Cr Aaron Hawkins, promoting the move, said the idea of pedestrianisation had been discussed for 50 years or more.
But, despite the success of the temporary closure of the Octagon to vehicles for Ed Sheeran's three massive concerts, there had been little progress in recent years, he said.
And, despite a growing number of public submissions calling for action, the council had allocated nothing in its budget to advance the concept, he said.
The council needed a budget if it was serious about ''giving our city centre back to the people'', he said.
''It's something every successful city in the world has done. I don't think it's anything we need to be afraid of,'' he said.
The move was supported by most councillors, including Cr David Benson-Pope, who said the imminent removal of buses from the area, and the health ''or not'' of the Octagon's plane trees, meant change was coming.
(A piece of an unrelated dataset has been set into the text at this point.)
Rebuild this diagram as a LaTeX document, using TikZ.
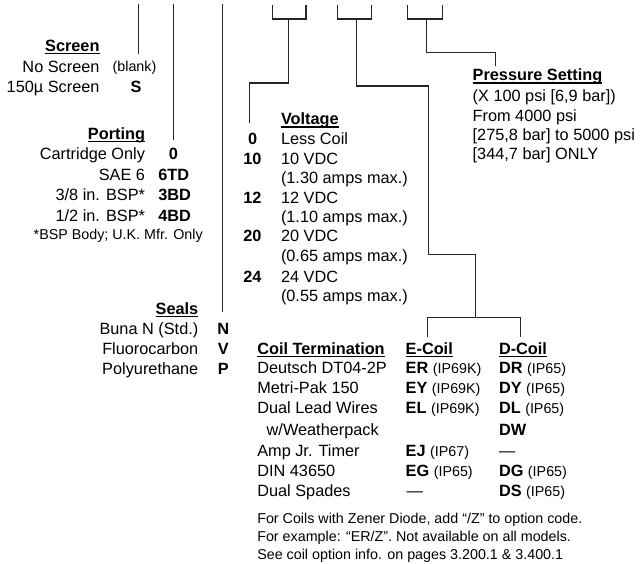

That could include a reorientation of the Octagon away from the central carriageway, to line up with the Municipal Chambers and St Paul's Cathedral, he suggested.
Cr Vandervis disagreed, saying the earliest photos of the Octagon showed carriageways, horses and carts, underscoring the area's traditional role as a crossroads.
Motorists driving through the Octagon were people, too, and talk of pedestrianisation was ''actually a car ban'', he argued.
Mayor Dave Cull said he was not yet sure if he supported complete pedestrianisation of the area, but ''that's what we have a trial for''.
If further trials identified a significant problem, such as a drop in trade for businesses, he was ''pretty sure'' a permanent change would not proceed.
Cr Conrad Stedman also indicated he wanted a similar trial closure to be considered at the Esplanade at St Clair.
Councillors spoke in support of the idea, but Cr Stedman later withdrew his resolution after staff raised concerns about the unbudgeted cost and extra workload in an increasingly busy 2018-19.
He would instead raise the idea during a later round of council committee meetings.
Mr Cull said that did not mean the council was against a change for the Esplanade at St Clair.
If it was up to him, he would pedestrianise the whole place immediately, he said.